Most Web3 games have tried to build charts.
@EVE_Frontier is trying to build a society.
A deep dive in partnership with Eve 👇
While others focused on short-term spikes - tokens, NFTs, airdrops.
EVE Frontier is doing something different.
It’s designing for a world where players can build systems, not just stats.
Where the game isn’t extractive, but participatory.
Where the goal isn’t daily active users - it’s long-term cultural depth.
It’s still early, we know.
But the structures they’re putting in place - decay-based economies, programmable contracts, player-led factions is the first real attempt we’ve seen at empowering a player base to build something that lasts.
This isn’t a product trying to ride a meta.
It’s a sandbox built for people who want to shape it.
It isn’t devs stepping back. It’s devs empowering.
Most games, especially in Web3, still revolve around a core assumption:
Devs build the rails. Players ride them. Maybe profit.

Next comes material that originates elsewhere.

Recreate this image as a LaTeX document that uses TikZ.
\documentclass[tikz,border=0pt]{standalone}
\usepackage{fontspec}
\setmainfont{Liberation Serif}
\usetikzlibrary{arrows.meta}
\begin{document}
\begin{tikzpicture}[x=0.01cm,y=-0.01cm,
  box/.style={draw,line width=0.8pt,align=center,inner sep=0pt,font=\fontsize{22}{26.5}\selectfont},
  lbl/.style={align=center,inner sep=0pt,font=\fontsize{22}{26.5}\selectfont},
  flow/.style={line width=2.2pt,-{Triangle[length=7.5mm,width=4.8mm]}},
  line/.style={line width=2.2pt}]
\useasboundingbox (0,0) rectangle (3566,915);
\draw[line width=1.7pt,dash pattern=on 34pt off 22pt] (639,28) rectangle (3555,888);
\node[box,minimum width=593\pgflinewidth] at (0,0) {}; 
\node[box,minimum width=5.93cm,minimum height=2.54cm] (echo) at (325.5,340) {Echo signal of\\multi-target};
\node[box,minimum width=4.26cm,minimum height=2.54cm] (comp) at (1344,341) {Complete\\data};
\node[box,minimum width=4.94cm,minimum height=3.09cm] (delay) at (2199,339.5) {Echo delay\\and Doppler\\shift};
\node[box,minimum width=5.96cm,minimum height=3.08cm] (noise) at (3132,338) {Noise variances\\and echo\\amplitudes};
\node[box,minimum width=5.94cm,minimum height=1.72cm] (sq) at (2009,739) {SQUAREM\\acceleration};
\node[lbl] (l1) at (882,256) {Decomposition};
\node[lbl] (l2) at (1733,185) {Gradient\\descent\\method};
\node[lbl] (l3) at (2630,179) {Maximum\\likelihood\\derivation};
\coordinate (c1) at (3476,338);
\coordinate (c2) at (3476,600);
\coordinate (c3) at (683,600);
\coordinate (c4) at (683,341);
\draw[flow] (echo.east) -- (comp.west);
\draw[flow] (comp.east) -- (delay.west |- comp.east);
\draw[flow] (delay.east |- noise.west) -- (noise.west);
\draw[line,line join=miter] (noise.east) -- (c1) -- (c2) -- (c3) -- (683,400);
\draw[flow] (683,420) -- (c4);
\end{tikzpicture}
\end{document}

Maybe not.
EVE Frontier takes a different stance.
It’s not about stepping back and letting chaos reign. It’s about giving players systems they can actually own, and rules the developers themselves can’t override.
That includes:
• Onchain logic that governs decay, movement, and scarcity
• Smart contracts powering missions and structures
• No admin privileges to undo outcomes or patch over losses
These mechanics don’t guarantee a good society, but they create the conditions for one to emerge.
Ships decay. And that’s a good thing.
One of the smartest, and boldest design decisions in EVE Frontier is this: ships decay unless they’re used or maintained.
That might sound like a UX nightmare to the average gamer.
But it’s actually one of the most important economic choices in any persistent virtual world.
In his Substack essay “Land Value Tax in Online Games”, Lars Doucet breaks down how speculative, permanent assets like land often ruin virtual economies:
• Whales hoard early and flip for profit
• New players can’t access core systems
• UGC drops because participation gets gated
• Black markets emerge
• And eventually, user growth slows to a crawl
The same thing can happen with ships, which are essentially land with engines in EVE. They’re the core unit of value, movement, warfare, and trade.
So what’s Frontier’s answer? Decay.
Not as a punishment, but as a form of soft taxation. If you’re not using your assets, they degrade.
This keeps ships circulating. It creates demand for production. And it ensures that value in the economy flows toward active players, not idle speculators.
It also means:
• No hoarding meta
• Lower barrier to entry for new players
• Real incentives to engage, repair, resupply, trade
In other words: decay drives motion. Not just in the economy, but in the culture.
Frontier isn’t play-to-earn. It’s play-to-matter.
Most Web3 games still chase extractive loops. Frontier is one of the few trying to build something that’s sustainable and self-directed. The economy has sinks. The rules are transparent.
And most importantly, the world can outlive its creators.
Because the goal isn’t to farm tokens.
It’s to be part of something that remembers you for how you played, what you built, and who you built with.
EVE Frontier isn’t trying to replicate EVE Online.
It’s trying to extend its promise into a world where the rules aren’t just mechanical, but enforceable.
Where loss is serious. Where systems belong to the players.
And where you can’t buy your way to legacy, you have to earn it.
It’s early. There’s still a lot to prove.
But for the first time in a long time, someone is designing a crypto game where ownership isn’t the reward. It’s the responsibility.